What you need to do -
Go through the records and show each line where the word "Output" occurs.

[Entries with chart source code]
○ ○ ○ ○ ○ ○ ○
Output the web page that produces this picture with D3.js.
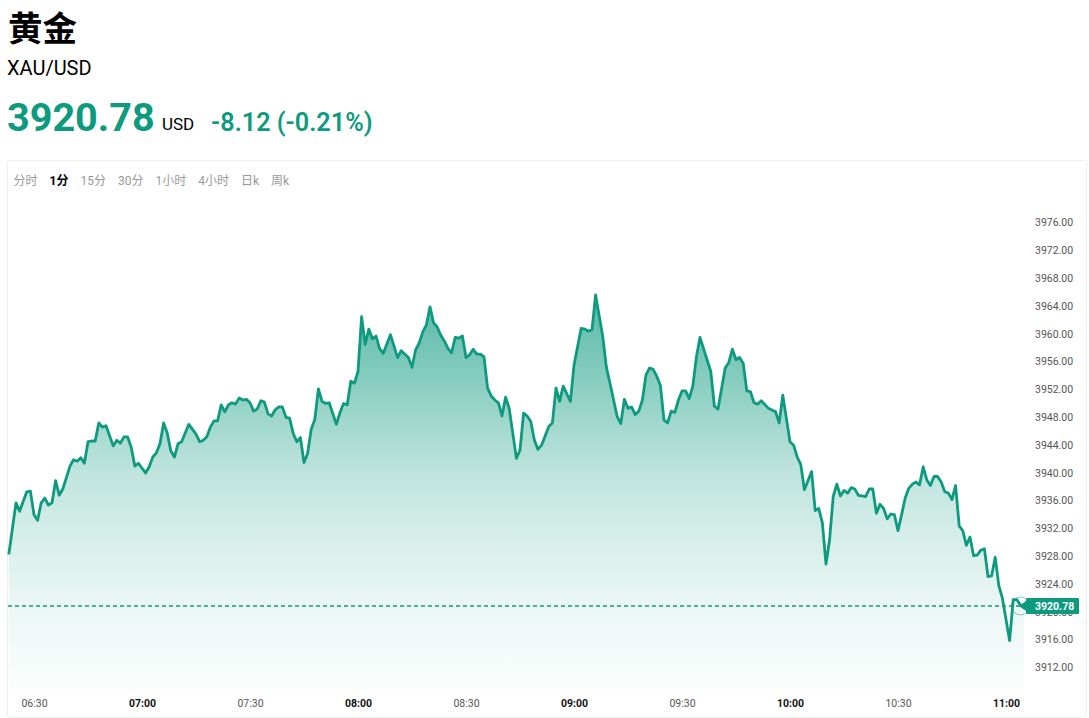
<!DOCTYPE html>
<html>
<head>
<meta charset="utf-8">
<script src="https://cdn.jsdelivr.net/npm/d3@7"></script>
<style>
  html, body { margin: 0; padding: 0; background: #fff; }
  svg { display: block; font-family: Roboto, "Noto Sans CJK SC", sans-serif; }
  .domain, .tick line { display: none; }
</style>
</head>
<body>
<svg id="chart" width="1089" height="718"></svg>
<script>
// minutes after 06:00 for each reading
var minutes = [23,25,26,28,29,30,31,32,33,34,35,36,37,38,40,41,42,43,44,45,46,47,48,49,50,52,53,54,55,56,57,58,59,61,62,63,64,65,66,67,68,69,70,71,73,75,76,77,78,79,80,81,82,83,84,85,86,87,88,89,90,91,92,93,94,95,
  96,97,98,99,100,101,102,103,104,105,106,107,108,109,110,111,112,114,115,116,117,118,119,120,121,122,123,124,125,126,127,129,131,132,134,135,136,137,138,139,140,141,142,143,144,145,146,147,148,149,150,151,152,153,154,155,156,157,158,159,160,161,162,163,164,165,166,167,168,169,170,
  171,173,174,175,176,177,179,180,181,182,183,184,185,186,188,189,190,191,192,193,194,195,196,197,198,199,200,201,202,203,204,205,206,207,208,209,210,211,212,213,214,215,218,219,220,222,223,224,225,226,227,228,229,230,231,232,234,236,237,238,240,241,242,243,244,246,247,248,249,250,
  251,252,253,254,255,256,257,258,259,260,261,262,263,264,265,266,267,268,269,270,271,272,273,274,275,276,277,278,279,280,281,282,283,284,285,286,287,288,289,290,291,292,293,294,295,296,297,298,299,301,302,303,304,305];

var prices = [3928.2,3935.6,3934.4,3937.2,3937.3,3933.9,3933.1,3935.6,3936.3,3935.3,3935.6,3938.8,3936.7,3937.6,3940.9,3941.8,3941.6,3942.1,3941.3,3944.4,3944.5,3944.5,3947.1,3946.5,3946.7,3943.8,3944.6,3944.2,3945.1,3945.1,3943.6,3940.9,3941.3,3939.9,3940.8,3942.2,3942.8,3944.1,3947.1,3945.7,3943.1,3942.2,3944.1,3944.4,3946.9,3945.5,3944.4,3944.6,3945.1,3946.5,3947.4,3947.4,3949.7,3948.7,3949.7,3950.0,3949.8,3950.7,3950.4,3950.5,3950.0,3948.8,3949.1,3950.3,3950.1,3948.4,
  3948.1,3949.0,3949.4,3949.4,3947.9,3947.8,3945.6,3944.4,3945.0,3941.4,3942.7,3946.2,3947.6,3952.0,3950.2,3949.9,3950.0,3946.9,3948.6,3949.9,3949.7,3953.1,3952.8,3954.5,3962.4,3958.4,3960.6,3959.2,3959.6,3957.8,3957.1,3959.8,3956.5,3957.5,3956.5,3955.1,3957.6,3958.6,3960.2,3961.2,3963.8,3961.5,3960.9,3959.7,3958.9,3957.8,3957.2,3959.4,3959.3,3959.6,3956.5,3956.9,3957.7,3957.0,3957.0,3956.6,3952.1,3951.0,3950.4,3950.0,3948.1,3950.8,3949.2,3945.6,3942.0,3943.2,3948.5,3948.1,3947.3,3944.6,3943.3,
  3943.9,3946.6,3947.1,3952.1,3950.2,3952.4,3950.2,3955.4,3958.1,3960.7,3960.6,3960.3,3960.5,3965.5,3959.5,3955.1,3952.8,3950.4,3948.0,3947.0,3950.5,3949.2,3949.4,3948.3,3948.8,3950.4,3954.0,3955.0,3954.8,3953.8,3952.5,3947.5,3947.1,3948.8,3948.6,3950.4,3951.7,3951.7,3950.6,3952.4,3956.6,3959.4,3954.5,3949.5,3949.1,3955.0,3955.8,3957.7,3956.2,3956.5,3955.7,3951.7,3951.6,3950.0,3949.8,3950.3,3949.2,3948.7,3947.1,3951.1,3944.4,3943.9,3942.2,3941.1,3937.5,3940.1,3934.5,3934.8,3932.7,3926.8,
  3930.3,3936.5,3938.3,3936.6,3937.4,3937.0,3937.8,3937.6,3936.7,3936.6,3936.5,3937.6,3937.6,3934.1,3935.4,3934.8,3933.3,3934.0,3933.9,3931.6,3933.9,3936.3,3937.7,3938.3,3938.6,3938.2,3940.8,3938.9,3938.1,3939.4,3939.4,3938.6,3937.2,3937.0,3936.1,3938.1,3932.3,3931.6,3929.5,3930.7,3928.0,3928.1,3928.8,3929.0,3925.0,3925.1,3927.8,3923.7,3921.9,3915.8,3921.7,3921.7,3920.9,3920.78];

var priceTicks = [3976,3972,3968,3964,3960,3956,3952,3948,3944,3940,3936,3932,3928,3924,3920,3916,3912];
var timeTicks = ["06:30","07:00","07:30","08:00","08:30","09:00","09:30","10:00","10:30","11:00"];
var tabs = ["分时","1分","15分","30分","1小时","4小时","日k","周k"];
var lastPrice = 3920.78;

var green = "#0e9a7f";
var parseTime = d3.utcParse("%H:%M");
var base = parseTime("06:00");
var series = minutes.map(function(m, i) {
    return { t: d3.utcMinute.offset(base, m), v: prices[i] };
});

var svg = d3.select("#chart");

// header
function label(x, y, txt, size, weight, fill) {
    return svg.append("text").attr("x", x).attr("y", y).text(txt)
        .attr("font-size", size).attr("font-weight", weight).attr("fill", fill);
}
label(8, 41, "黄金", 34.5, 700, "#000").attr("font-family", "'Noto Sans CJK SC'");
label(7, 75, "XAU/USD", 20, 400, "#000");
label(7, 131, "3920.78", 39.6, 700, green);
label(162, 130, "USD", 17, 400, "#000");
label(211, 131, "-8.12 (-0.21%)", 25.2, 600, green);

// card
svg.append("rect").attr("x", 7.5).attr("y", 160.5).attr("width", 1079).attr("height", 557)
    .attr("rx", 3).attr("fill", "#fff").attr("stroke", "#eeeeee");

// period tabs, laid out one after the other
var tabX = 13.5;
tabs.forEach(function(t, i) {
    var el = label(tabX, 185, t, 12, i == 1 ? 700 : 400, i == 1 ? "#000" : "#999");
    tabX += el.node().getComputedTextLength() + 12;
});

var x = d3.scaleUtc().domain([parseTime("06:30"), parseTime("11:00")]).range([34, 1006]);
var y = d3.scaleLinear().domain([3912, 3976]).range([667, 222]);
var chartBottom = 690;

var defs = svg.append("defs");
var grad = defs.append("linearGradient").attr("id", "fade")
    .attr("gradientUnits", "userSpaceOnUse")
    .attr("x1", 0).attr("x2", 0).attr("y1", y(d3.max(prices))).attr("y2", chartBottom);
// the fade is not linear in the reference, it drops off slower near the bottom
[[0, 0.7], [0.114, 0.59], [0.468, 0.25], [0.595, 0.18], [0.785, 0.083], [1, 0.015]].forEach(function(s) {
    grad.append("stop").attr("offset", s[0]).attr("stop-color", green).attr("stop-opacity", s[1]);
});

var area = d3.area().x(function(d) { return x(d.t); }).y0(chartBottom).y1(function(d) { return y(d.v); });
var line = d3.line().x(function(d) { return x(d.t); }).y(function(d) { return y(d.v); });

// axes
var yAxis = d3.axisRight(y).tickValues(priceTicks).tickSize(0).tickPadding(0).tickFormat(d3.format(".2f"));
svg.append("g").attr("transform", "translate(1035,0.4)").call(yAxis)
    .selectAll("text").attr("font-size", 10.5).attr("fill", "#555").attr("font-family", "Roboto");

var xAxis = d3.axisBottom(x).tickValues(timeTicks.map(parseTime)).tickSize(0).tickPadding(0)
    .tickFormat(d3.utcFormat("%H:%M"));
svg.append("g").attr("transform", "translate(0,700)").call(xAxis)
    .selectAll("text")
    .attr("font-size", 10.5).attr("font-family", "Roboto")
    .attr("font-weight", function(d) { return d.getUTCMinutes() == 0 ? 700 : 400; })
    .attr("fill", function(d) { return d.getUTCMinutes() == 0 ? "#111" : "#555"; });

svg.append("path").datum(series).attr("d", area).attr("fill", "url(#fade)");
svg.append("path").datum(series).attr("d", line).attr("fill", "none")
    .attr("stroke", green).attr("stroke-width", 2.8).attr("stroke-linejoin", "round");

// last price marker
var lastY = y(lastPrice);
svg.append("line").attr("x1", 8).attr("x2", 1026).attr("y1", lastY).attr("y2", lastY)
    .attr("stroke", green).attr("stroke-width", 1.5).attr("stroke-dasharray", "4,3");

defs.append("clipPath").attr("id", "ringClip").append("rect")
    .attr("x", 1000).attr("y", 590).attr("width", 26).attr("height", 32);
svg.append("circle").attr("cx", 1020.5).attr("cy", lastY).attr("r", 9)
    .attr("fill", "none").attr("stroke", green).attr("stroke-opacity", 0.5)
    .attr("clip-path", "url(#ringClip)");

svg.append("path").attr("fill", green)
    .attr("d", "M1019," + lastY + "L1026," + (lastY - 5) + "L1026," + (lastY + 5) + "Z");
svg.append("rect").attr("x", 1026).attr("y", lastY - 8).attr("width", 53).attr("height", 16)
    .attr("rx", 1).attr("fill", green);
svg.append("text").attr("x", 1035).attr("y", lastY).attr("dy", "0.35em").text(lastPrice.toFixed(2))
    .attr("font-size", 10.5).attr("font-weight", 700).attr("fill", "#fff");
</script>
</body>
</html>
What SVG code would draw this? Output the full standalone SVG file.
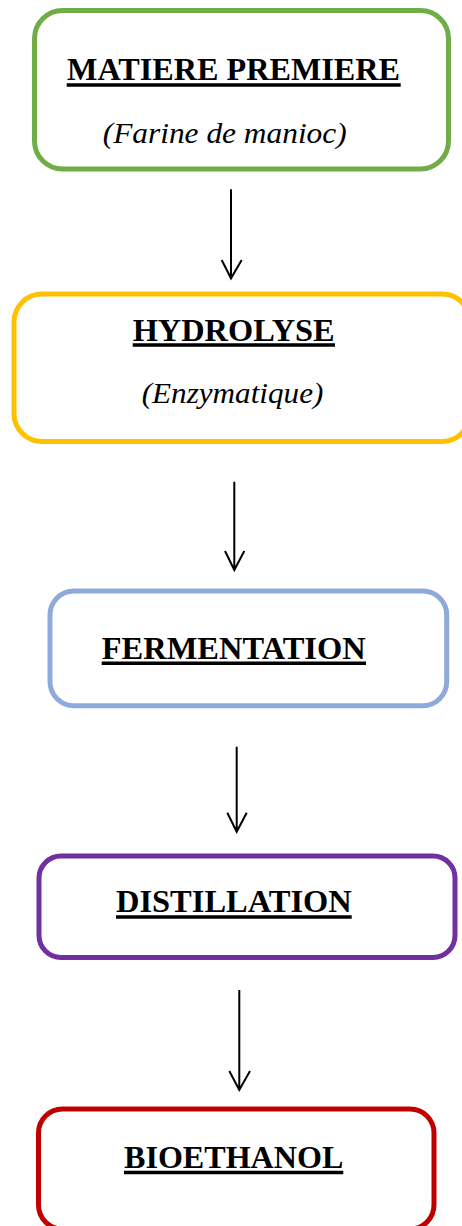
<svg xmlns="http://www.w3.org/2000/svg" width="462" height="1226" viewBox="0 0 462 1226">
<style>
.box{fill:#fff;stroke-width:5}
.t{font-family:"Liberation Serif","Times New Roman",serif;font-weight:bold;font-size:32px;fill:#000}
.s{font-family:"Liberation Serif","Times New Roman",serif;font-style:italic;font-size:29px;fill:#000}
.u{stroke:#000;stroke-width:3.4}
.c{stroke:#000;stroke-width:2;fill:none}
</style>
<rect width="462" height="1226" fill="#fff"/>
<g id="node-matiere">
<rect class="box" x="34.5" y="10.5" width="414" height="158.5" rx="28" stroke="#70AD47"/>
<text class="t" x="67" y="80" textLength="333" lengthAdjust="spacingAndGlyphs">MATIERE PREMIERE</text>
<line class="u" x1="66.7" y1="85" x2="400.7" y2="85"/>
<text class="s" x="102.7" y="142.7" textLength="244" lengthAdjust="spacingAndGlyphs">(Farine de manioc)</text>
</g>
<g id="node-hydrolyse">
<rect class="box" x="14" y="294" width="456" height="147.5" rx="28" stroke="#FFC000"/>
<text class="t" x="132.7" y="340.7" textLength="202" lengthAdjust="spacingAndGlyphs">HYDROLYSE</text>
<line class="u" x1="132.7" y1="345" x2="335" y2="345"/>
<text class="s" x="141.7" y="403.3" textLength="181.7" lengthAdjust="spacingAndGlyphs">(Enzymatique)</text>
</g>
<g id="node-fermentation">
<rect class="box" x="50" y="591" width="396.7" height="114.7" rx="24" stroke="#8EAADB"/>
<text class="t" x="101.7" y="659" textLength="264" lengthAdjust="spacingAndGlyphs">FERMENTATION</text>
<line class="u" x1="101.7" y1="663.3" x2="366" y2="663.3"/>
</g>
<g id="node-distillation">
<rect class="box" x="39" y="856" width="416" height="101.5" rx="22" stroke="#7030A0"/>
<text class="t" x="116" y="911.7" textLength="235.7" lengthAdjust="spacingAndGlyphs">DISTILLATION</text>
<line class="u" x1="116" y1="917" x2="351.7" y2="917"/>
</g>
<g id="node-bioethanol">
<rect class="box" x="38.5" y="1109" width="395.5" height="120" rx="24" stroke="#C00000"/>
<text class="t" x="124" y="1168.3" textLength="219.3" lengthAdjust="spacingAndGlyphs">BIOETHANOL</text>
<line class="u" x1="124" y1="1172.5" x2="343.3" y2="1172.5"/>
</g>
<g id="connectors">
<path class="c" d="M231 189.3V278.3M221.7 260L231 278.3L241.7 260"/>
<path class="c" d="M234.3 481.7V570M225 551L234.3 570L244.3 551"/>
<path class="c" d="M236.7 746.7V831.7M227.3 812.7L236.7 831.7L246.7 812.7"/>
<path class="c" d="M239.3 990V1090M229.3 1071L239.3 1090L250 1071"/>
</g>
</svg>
○ ○ ○ ○ ○ ○ ○
Worked solution -
Output the web page that produces this picture with D3.js.
What SVG code would draw this? Output the full standalone SVG file.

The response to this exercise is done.